The article below was published by Ahwaz Human Rights Organisation (AHRO):
Families from Rofayyeh, a city in Ahwaz, have had to flee thier homes after the man made flood following the opening of Dez dam.
In 2016, the same flood destroyed the livelihood of thousands of farmers in South West of Iran. Damages were estimated to cost millions of Dollars. The farmers were not granted any sort of compensation.
Indigenous Ahwazi Arab farmers have been told to leave these zones. Farmers who cultivated as little as 3-4 hectares were fined by the government.

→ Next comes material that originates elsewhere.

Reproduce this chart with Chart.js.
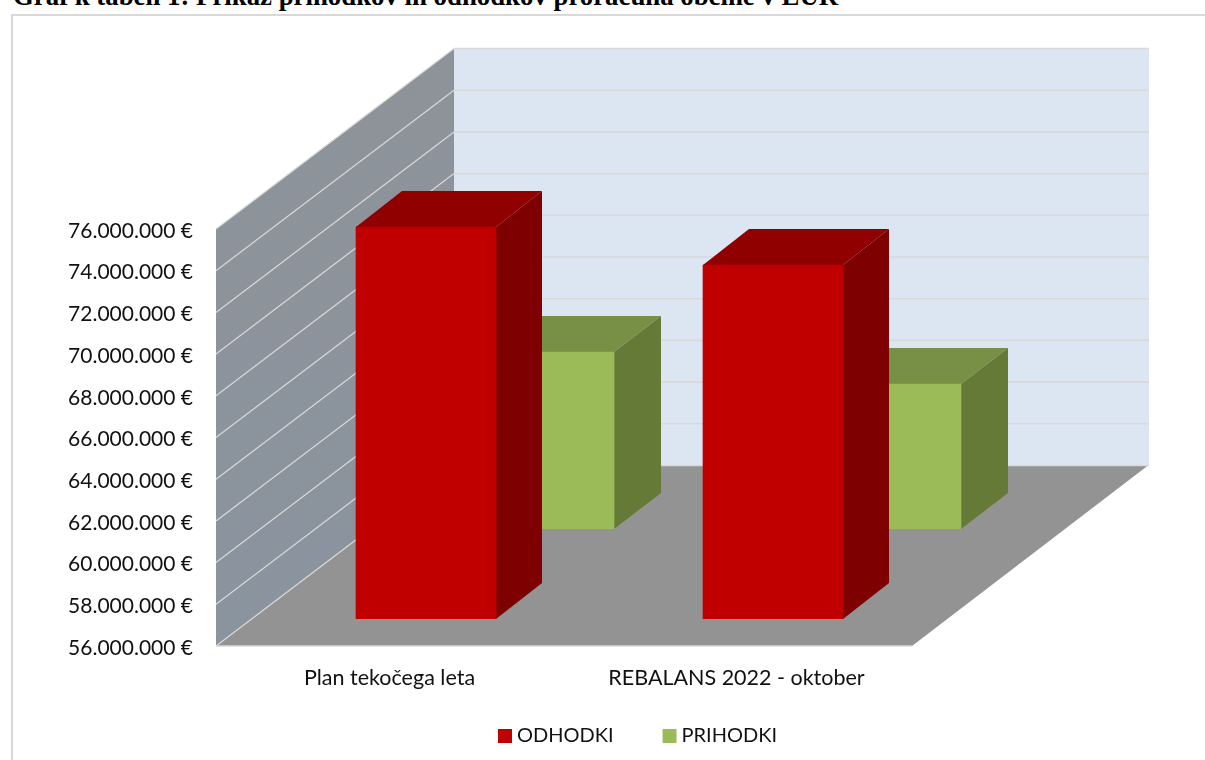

This is a deliberate attempt to change the demographics of this region; the Iranian government is using the dams as a weapon against the indigenous population. In summer, the water is held behind the dams to prevent it from reaching down stream. As a consequence, Karun river, several lakes and marshlands have been left to dry. Dried marshlands in turn have become the source of high dust particles which sweeps the region following each storm. This region of the world where Hur Alazim (an international marshland) and Karun (Iran’s longest river) is situated is facing serious man made environmental catastrophes and needs the immediate attention of environmentalists and the international community at large.